Berlin Art Week is paying special attention to the mediation programme this year. How does this programme differ from previous years?
First of all, it has to be said that most of our partner institutions already have great mediation programmes of their own. Berlin Art Week has also collaborated on special-focus tours in recent years, for example to various galleries or project spaces. We’ve also devised neighbourhood tours that give people the chance to explore contemporary art venues on their own. This year, with funding from the Senate Department for Culture and Europe, we have the opportunity to expand and intensify Berlin Art Week’s mediation activities. For example, we are now offering overview tours to various partners for the first time, enabling visitors to immerse themselves in the different programmes without having to know anything about them in advance.
Is there anything else planned beyond an expanded array of tours?
Oh yes! This year, for the tenth edition of Berlin Art Week, we have our first-ever shared space that acts as a specific meeting point. The ›BAW Garten‹ is currently taking shape on the grounds of the Kindl—Centre for Contemporary Art in Neukölln’s Rollbergkiez. There will be a specific public programme with mediation activities and events, but we also want anyone who is interested to be able to drop by and find out about Berlin Art Week and what is on offer there. We want to welcome people in, make them curious about what’s happening.
How would you describe the ›BAW Garten‹ programme in concrete terms?

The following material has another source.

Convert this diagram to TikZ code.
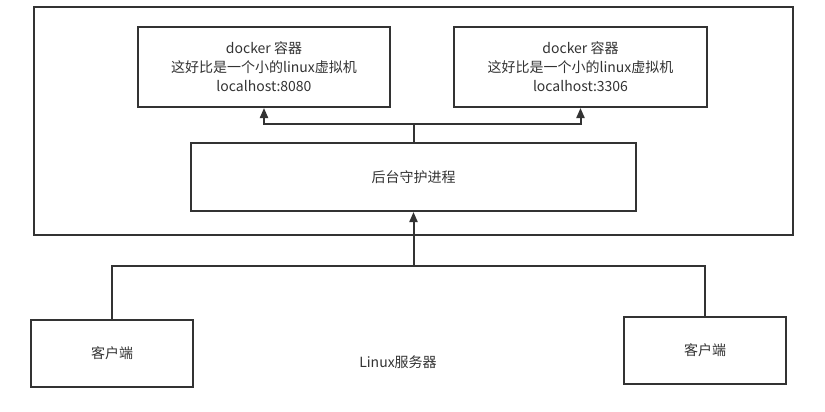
\documentclass[tikz,border=0pt]{standalone}
\usepackage{fontspec}
\setmainfont{Noto Sans CJK SC}
\usetikzlibrary{arrows.meta}
\definecolor{ln}{HTML}{333333}
\definecolor{tx}{HTML}{333333}
\begin{document}
\begin{tikzpicture}[x=1pt,y=-1pt,
  box/.style={draw=ln,line width=2pt,fill=white,inner sep=0pt,align=center,text=tx,font=\fontsize{14}{19}\selectfont},
  conn/.style={draw=ln,line width=2pt},
  arr/.style={conn,-{Triangle[length=10pt,width=8pt]}}]
\useasboundingbox (0,0) rectangle (825,412);
\fill[white] (0,0) rectangle (825,412);
\draw[conn] (34,7) rectangle (793,235);
\node[box,minimum width=252pt,minimum height=80pt] (d1) at (264,67) {docker 容器\\这好比是一个小的linux虚拟机\\localhost:8080};
\node[box,minimum width=253pt,minimum height=80pt] (d2) at (580.5,67) {docker 容器\\这好比是一个小的linux虚拟机\\localhost:3306};
\node[box,minimum width=445pt,minimum height=68pt] (dm) at (413.5,177) {后台守护进程};
\node[box,minimum width=162pt,minimum height=67pt] (c1) at (112,353.5) {客户端};
\node[box,minimum width=162pt,minimum height=67pt] (c2) at (705,350.5) {客户端};
\node[text=tx,font=\fontsize{14}{16}\selectfont] (lbl) at (398,362) {Linux服务器};
\coordinate (j) at (413.5,124);
\coordinate (k) at (413.5,266);
\draw[conn] (dm.north) -- (j);
\draw[arr] (j) -| (d1.south);
\draw[arr] (j) -| (d2.south);
\draw[conn] (c1.north) |- (k);
\draw[conn] (c2.north) |- (k);
\draw[arr] (k) -- (dm.south);
\end{tikzpicture}
\end{document}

We start with open formats, like a small early-morning sports session at nine in the morning, followed by workshops that we offer together with Museumsdienst Berlin and partner institutions. There will be a light meal at midday called ›Daily Bread‹, conceived by chef and artist Caique Tizzi; a series of performances exploring the site with sound and the body runs through the week in the afternoon, along with a small discussion format with the performance collective Gob Squad that gives young artists a stage. But we don’t want to repeat formats that the institutions are already offering themselves. It’s more about creating additional options for people who might never have been exposed to Berlin Art Week before. All programmes are free of charge and take place outdoors, weather permitting. That way, ›BAW Garten‹ can serve as a place to go and a meeting point from which to set off into the various decentralised programmes at Berlin Art Week. It can also be a place to end an art-filled day with DJ sets and a drink.
What prompted this year’s need to conceive the programme in such a drastically different way?
I have to elaborate a little. The basic idea of Berlin Art Week is to bring the city’s individual institutions and key players together, to bundle the programmes and to showcase this unbelievably productive network in all its breadth. And that’s exactly how it should be this year, too. But the more established Berlin Art Week became, the more we asked ourselves what an event like this means in the context of the city. Who is it actually made for? Who does it reach? Who is being addressed and who is not? Our goal is to reach as many people as possible, to create new offerings and a place where people can engage in conversation. We want to build bridges, connect art and life.
What inspired the decision to choose this specific location in Neukölln?
We wanted to be in a place where you find an urban community that goes beyond art and culture. We wanted to be in the middle of a neighbourhood. But nothing would be worse than to sit somewhere like a UFO for five days and then disappear. So it’s important to approach it with a degree of sensitivity. Our decision for the site in the Rollbergkiez was based largely on the fact that this location reflects a certain social diversity and is in a constant state of flux. Moreover, its proximity to the Kindl—Centre for Contemporary Art ensures that there is a local connection to the art world and that we are not completely disconnected in that respect. The temporary structure on site is being developed in collaboration with artist Sol Calero. Calero creates constructions that can become places of encounter—the artist calls them ›contact zones‹. In concrete terms, this involves a kind of pavilion and a large communal table. That said, it was important for us not to commission these things from scratch. The artist is importing elements of the structure from other contexts. Sustainability was a major consideration here.
Regarding the ›BAW Garten‹, what are you as an art mediator particularly looking forward to?
Needless to say, mediation programmes and guided tours were the first thing to go during the contact restriction phase, and the last thing to be resumed afterwards. Zoom tours do have their charm, detached from the physical world as they are. But a lot falls by the wayside. So what am I particularly looking forward to? I’m looking forward to the ›BAW Garten‹ programme that was developed by our team, to meeting people and being physically present with others in a place where you can interact in a relaxed way—outside and in the open air, in a garden.